Noninvasive prenatal tests (NIPT) are being aggressively marketed directly to the public and to obstetric clinicians. Companies prominently cite >99% sensitivity and specificity for trisomy 21 and trisomy 18 on their reports and promotional materials. While these figures are based on results from published trials, they may be misleading to both patients and physicians, due to the common confusion of high specificity with high positive predictive value. With the perception that NIPT is highly accurate, there is a real danger that positive test results will be interpreted as diagnostic, leading couples to terminate pregnancies without waiting for a confirmatory karyotype.
Since NIPT became commercially available in the United States we are aware of 13 fetal samples received at 6 US cytogenetics laboratories (ACL Laboratories, Park Ridge, IL; Brigham and Women’s Hospital, Boston, MA; Case Western Reserve, Cleveland, OH; Greenwood Genetic Center, Greenwood, SC; Johns Hopkins, Baltimore, MD; Stanford, Palo Alto, CA) that were positive for trisomy using NIPT but not confirmed by conventional chromosome analysis. Seven NIPT were positive for trisomy 18, 5 positive for trisomy 21, and 1 for trisomy 13. Normal karyotypes for 11 were obtained on amniocentesis and for 2 through chorionic villus sampling. Although we cannot calculate a false-positive rate without knowing the denominator from which these samples were drawn, the study of Nicolaides et al itself provides some information about the rate of false-positive findings. They identified 2 cases of euploid fetuses with “risk scores” for trisomy 18 above their screening cutoff, representing a false-positive rate of 2 of 1949 (0.10%). The prevalence of confirmed trisomy 18 in first trimester in their unselected population was only 3 of 2049 women (0.15%), and will be still lower in a low-risk population or in pregnancies screened later in gestation. Thus for rarer trisomies, the false-positive rate may exceed the true-positive rate.

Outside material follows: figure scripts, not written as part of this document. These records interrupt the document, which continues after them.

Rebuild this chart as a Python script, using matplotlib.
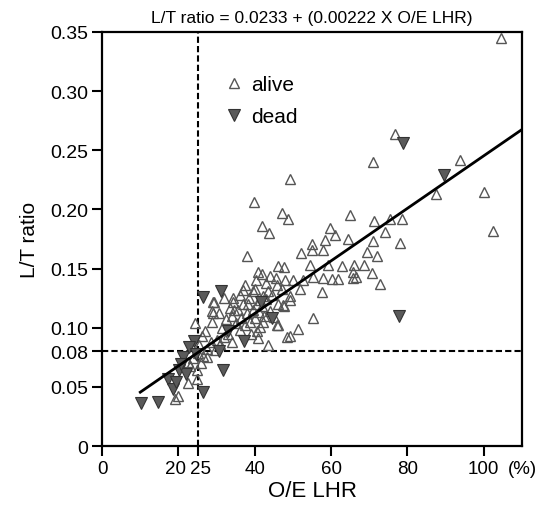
import numpy as np
import matplotlib.pyplot as plt
import matplotlib.transforms as mtransforms

plt.rcParams['font.family'] = ['Liberation Sans', 'DejaVu Sans']

# alive patients (O/E LHR %, L/T ratio)
alive_x = [104.4, 76.7, 70.9, 49.2, 93.7, 87.4, 100.0, 102.4, 47.1, 48.7,
           64.9, 59.7, 61.0, 64.4, 71.2, 75.4, 78.5, 74.1, 78.0, 70.9,
           58.4, 55.0, 55.0, 57.9, 52.1, 69.4, 72.0, 39.8, 41.9, 43.7,
           38.0, 40.8, 46.1, 47.6, 44.0, 37.4, 40.3, 34.3, 29.3, 28.8,
           34.6, 42.1, 47.4, 24.3, 40.1, 45.8, 42.1,
           54.5, 59.2, 62.8, 66.0, 68.6, 65.7, 66.5, 70.7, 72.8,
           55.2, 57.9, 60.2, 61.8, 65.7, 52.6, 50.0, 47.9, 51.8, 57.6,
           47.1, 49.2, 49.2, 47.6, 55.2, 51.3, 49.2, 45.8,
           29.1, 34.3, 38.2, 41.4, 39.5, 43.5, 46.1, 29.1, 34.0, 38.7,
           41.4, 46.1, 40.6, 34.0, 40.8, 43.5, 48.4,
           31.5, 32.5, 33.0, 35.0, 35.5, 36.0, 36.5, 37.0, 37.5, 38.0,
           38.5, 39.0, 39.5, 40.0, 40.5, 41.0, 42.0, 42.5, 43.0, 44.0,
           44.5, 45.0, 36.0, 33.5, 30.5, 32.0, 37.0, 43.0, 45.5, 42.0,
           22.5, 24.9, 24.9, 19.9, 23.0, 26.4, 23.8, 19.1, 22.5, 28.8,
           27.0, 26.2, 25.5, 27.5, 28.5, 30.0, 26.0, 27.5, 25.0, 29.5,
           31.0, 32.0]
alive_y = [0.345, 0.264, 0.240, 0.226, 0.242, 0.213, 0.215, 0.182, 0.197, 0.192,
           0.195, 0.184, 0.178, 0.175, 0.190, 0.192, 0.192, 0.181, 0.172, 0.173,
           0.174, 0.171, 0.166, 0.166, 0.163, 0.164, 0.161, 0.206, 0.186, 0.180,
           0.161, 0.147, 0.152, 0.151, 0.144, 0.136, 0.140, 0.125, 0.122, 0.114,
           0.115, 0.105, 0.119, 0.104, 0.133, 0.136, 0.127,
           0.153, 0.153, 0.152, 0.153, 0.153, 0.147, 0.143, 0.146, 0.137,
           0.143, 0.142, 0.141, 0.141, 0.142, 0.140, 0.140, 0.140, 0.133, 0.130,
           0.133, 0.127, 0.123, 0.118, 0.108, 0.099, 0.093, 0.102,
           0.122, 0.122, 0.120, 0.123, 0.131, 0.131, 0.120, 0.112, 0.110, 0.105,
           0.101, 0.102, 0.097, 0.088, 0.091, 0.085, 0.092,
           0.100, 0.107, 0.095, 0.104, 0.115, 0.098, 0.108, 0.120, 0.102, 0.112,
           0.125, 0.095, 0.115, 0.108, 0.120, 0.113, 0.118, 0.110, 0.124, 0.114,
           0.128, 0.109, 0.128, 0.117, 0.112, 0.125, 0.132, 0.138, 0.142, 0.145,
           0.053, 0.064, 0.057, 0.042, 0.068, 0.076, 0.074, 0.040, 0.071, 0.105,
           0.097, 0.093, 0.085, 0.082, 0.088, 0.090, 0.070, 0.075, 0.079, 0.081,
           0.086, 0.092]

# dead patients
dead_x = [10.2, 14.6, 17.2, 18.5, 19.3, 20.1, 21.9, 21.1, 24.0, 26.4,
          30.5, 31.6, 32.9, 37.1, 41.5, 44.6, 26.4, 31.1, 78.9, 89.6,
          77.8, 22.7, 24.5, 20.6]
dead_y = [0.036, 0.037, 0.057, 0.048, 0.054, 0.064, 0.061, 0.075, 0.089, 0.046,
          0.080, 0.064, 0.097, 0.089, 0.122, 0.108, 0.126, 0.131, 0.256, 0.229,
          0.110, 0.084, 0.078, 0.069]

# regression: L/T = 0.0233 + 0.00222 * O/E LHR
intercept = 0.0233
slope = 0.00222
fit_x = np.array([10, 110])

x_ticks = [0, 20, 25, 40, 60, 80, 100]
y_ticks = [0, 0.05, 0.08, 0.10, 0.15, 0.20, 0.25, 0.30, 0.35]
y_labels = ['0', '0.05', '0.08', '0.10', '0.15', '0.20', '0.25', '0.30', '0.35']

fig = plt.figure(figsize=(5.46, 5.10), dpi=100)
ax = fig.add_axes([0.187, 0.1235, 0.769, 0.812])

ax.axvline(25, color='black', ls=(0, (3, 1.5)), lw=1.5, zorder=1)
ax.axhline(0.08, color='black', ls=(0, (3, 1.5)), lw=1.5, zorder=1)

ax.plot(alive_x, alive_y, ls='none', marker='^', ms=7.5, mfc='none',
        mec='#555555', mew=1.0, label='alive', zorder=2)
ax.plot(dead_x, dead_y, ls='none', marker='v', ms=8.5, mfc='#5a5a5a',
        mec='#333333', mew=0.8, label='dead', zorder=3)
ax.plot(fit_x, intercept + slope * fit_x, color='black', lw=2, zorder=4)

ax.set_xlim(0, 110)
ax.set_ylim(0, 0.35)
ax.set_xticks(x_ticks)
ax.set_xticklabels([str(t) for t in x_ticks])
ax.set_yticks(y_ticks)
ax.set_yticklabels(y_labels)
ax.tick_params(direction='out', length=7, width=1.5, labelsize=14, pad=3)
ax.tick_params(axis='x', labelsize=13.5)
for s in ax.spines.values():
    s.set_linewidth(1.6)

# nudge the crowded "20" and "25" labels apart a little
xlabels = ax.get_xticklabels()
xlabels[1].set_transform(xlabels[1].get_transform() +
                         mtransforms.ScaledTranslation(-2 / 72, 0, fig.dpi_scale_trans))
xlabels[2].set_transform(xlabels[2].get_transform() +
                         mtransforms.ScaledTranslation(2 / 72, 0, fig.dpi_scale_trans))

ax.text(1.0, -0.034, '(%)', transform=ax.transAxes, ha='center', va='top',
        fontsize=13.5)
ax.set_xlabel('O/E LHR', fontsize=16, labelpad=2)
ax.set_ylabel('L/T ratio', fontsize=15, labelpad=8)
ax.set_title('L/T ratio = 0.0233 + (0.00222 X O/E LHR)', fontsize=12.5, pad=7)

ax.legend(loc='upper left', bbox_to_anchor=(0.24, 0.94), frameon=False,
          fontsize=15, handletextpad=0.2, labelspacing=0.6, handlelength=1.2)

fig.savefig('out.png', dpi=100)
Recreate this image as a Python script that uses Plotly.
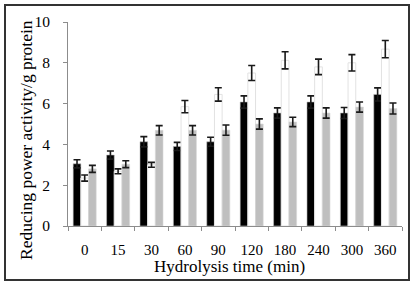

The authors correctly suggest that confined placental mosaicism may explain some apparent false-positive results. Other possibilities include low-frequency fetal or maternal mosaicism. However, as with any screening test, some false-positive results are inherent in need to choose cutoffs to minimize false-negative findings. Systematic evaluation of cases with discordance between positive NIPT results and cytogenetic results should be undertaken before these tests are applied generally, or analysis is extended to more chromosomes. Postnatal evaluation of the newborns, their placentas, and possibly the mother’s karyotype from cases with discordance is needed. We recommend initiating a registry for discordant cases to allow systematic assessment of false-positive results. Meanwhile physicians and midwives offering NIPT must themselves understand and convey to their patients that positive results must be confirmed by diagnostic tests before pregnancies are terminated.